Together, these sector-specific examples highlight a pattern: industries that are energy-intensive, heavily regulated, or caught in the middle of technological transitions are the most vulnerable to large-scale layoffs.
Implications & What to Watch
The wave of job cuts carries significant consequences for both workers and the wider economy. For employees, the immediate effect is displacement and the challenge of finding opportunities in a labor market that is increasingly demanding new skills. Many of the jobs being lost are not expected to return in their old form, which raises the stakes for reskilling and retraining initiatives. Governments and corporations that invest in equipping workers with expertise in digital tools, clean technologies, or advanced manufacturing are likely to be better positioned to manage the disruption.
At the same time, the emphasis on cost-cutting and automation could reshape productivity across Europe. Companies are accelerating their investments in artificial intelligence, robotics, and digital infrastructure to reduce reliance on human labor in repetitive or costly roles. This may enhance efficiency but risks deepening inequality between workers who can adapt and those left behind.
On a macroeconomic level, widespread layoffs risk feeding into slower consumer spending, creating a feedback loop of weaker demand and further job reductions. Policymakers face a delicate balance: cushioning the social costs of unemployment while also encouraging businesses to remain competitive in a changing global landscape.

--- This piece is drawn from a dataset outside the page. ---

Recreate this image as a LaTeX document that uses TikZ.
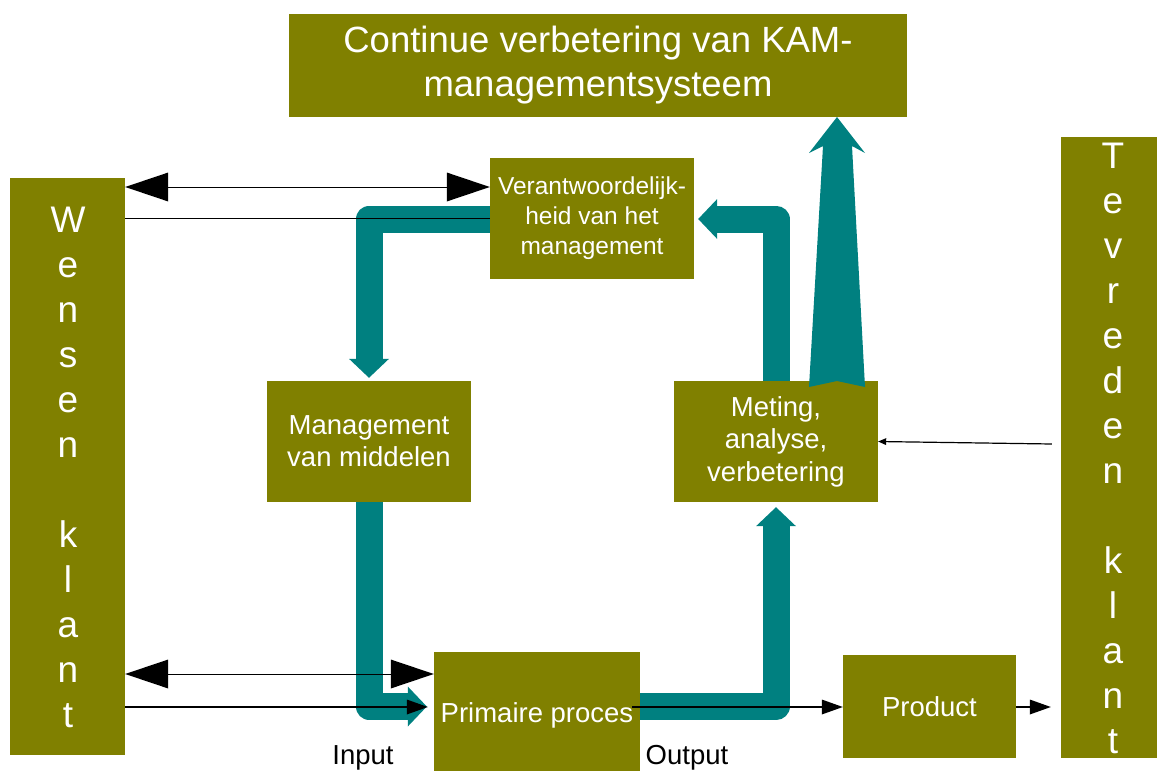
\documentclass[tikz,border=0pt]{standalone}
\usepackage{fontspec}
\setmainfont{Liberation Sans}
\usetikzlibrary{arrows.meta,calc}
\definecolor{kamolive}{HTML}{808000}
\definecolor{kamteal}{HTML}{008080}
\begin{document}
\begin{tikzpicture}[x=1pt,y=-1pt,
  box/.style={fill=kamolive, draw=none, text=white, align=center, inner sep=0pt},
  midbox/.style={box, minimum width=204pt, minimum height=121pt},
  midfont/.style={font=\fontsize{27.5}{32}\selectfont},
  letter/.style={anchor=base, text=white, inner sep=0pt, font=\fontsize{37}{37}\selectfont},
  tealflow/.style={draw=kamteal, line width=27pt, line join=round,
    -{Triangle[length=19pt,width=40pt,line width=0pt]}},
  bigtips/.style={line width=0.8pt,
    {Triangle[length=43pt,width=29pt,line width=0pt]}-{Triangle[length=43pt,width=29pt,line width=0pt]}},
  flowline/.style={line width=2.8pt, -{Triangle[length=21pt,width=15pt,line width=0pt]}},
  thinflow/.style={line width=1.2pt, -{Triangle[length=8pt,width=7pt,line width=0pt]}}
]
\useasboundingbox (0,0) rectangle (1157,771);

% boxes
\node[box, minimum width=618pt, minimum height=103pt, font=\fontsize{36.5}{44}\selectfont]
  (top) at (598,65.5) {Continue verbetering van KAM-\\managementsysteem};
\node[box, minimum width=115pt, minimum height=577pt] (wensen) at (67.5,466.5) {};
\node[box, minimum width=96pt, minimum height=621pt] (tevreden) at (1109,447.5) {};
\node[midbox, font=\fontsize{24.5}{30}\selectfont] (verant) at (592,218.5)
  {Verantwoordelijk-\\heid van het\\management};
\node[midbox, midfont] (mgmt) at (369,441.5) {Management\\van middelen};
\node[midbox, font=\fontsize{27.5}{32.5}\selectfont] (meting) at (776,441.5)
  {Meting,\\analyse,\\verbetering};
\node[box, minimum width=206pt, minimum height=126pt, midfont] (primaire) at (537,715) {Primaire proces};
\node[box, minimum width=173pt, minimum height=103pt, midfont] (product) at (929.5,706.5) {Product};

% vertical letters
\foreach \c/\k [count=\n] in {W/0,e/1,n/2,s/3,e/4,n/5,k/7,l/8,a/9,n/10,t/11}
  \node[letter] (wl\n) at (68,{232+45*\k}) {\c};
\foreach \c/\k [count=\n] in {T/0,e/1,v/2,r/3,e/4,d/5,e/6,n/7,k/9,l/10,a/11,n/12,t/13}
  \node[letter] (tl\n) at (1113,{168+45*\k}) {\c};

% labels
\node[anchor=base, inner sep=0pt, midfont] (input) at (363,764) {Input};
\node[anchor=base, inner sep=0pt, midfont] (output) at (687,764) {Output};

% row coordinates
\coordinate (r187) at (0,187);
\coordinate (r218) at (0,218);
\coordinate (r219) at (0,219);
\coordinate (r674) at (0,674);
\coordinate (r706) at (0,706.5);
\coordinate (r707) at (0,707);
\coordinate (r444) at (0,444);

% teal flow
\draw[tealflow, shorten >=3pt] (verant.west|-r219) -| (mgmt.north);
\draw[tealflow, shorten >=7pt] (mgmt.south) |- (primaire.west|-r706);
\draw[tealflow, shorten >=5pt] (primaire.east|-r706) -| (meting.south);
\draw[tealflow, shorten >=4pt] (meting.north) |- (verant.east|-r219);
\fill[kamteal] (809,387) -- (823,146) -- (809,153) -- (837,117) -- (865,153)
  -- (852,146) -- (865,387) -- (837,381) -- cycle;

% black connectors
\draw[bigtips] (wensen.east|-r187) -- (verant.west|-r187);
\draw[line width=0.8pt] (wensen.east|-r218) -- (verant.west|-r218);
\draw[bigtips] (wensen.east|-r674) -- (primaire.west|-r674);
\draw[flowline, shorten >=6pt] (wensen.east|-r707) -- (primaire.west|-r707);
\draw[flowline] ($(primaire.east|-r707)+(-8,0)$) -- (product.west|-r707);
\draw[flowline] (product.east|-r707) -- ($(tevreden.west|-r707)+(-10,0)$);
\draw[thinflow] ($(tevreden.west|-r444)+(-9,0)$) -- (meting.east);
\end{tikzpicture}
\end{document}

The trajectory of inflation, interest rates, and industrial policy will determine whether these layoffs mark a short-term adjustment or the start of a more protracted shift in Europe’s labor market.
Conclusion
In summary, European companies are cutting jobs due to a confluence of internal and external pressures: weak demand, high costs (from inflation, energy, finance), shifting technology demands (AI, EVs), regulatory burdens, and investor expectations. While some of these cuts are “painful”, many are viewed by companies as necessary to realign with a changing global economy.
That said, the severity and duration of the trend will depend on how quickly economic growth rebounds, how inflation and interest rates behave, how well workers adapt via retraining, and how governments support transitions.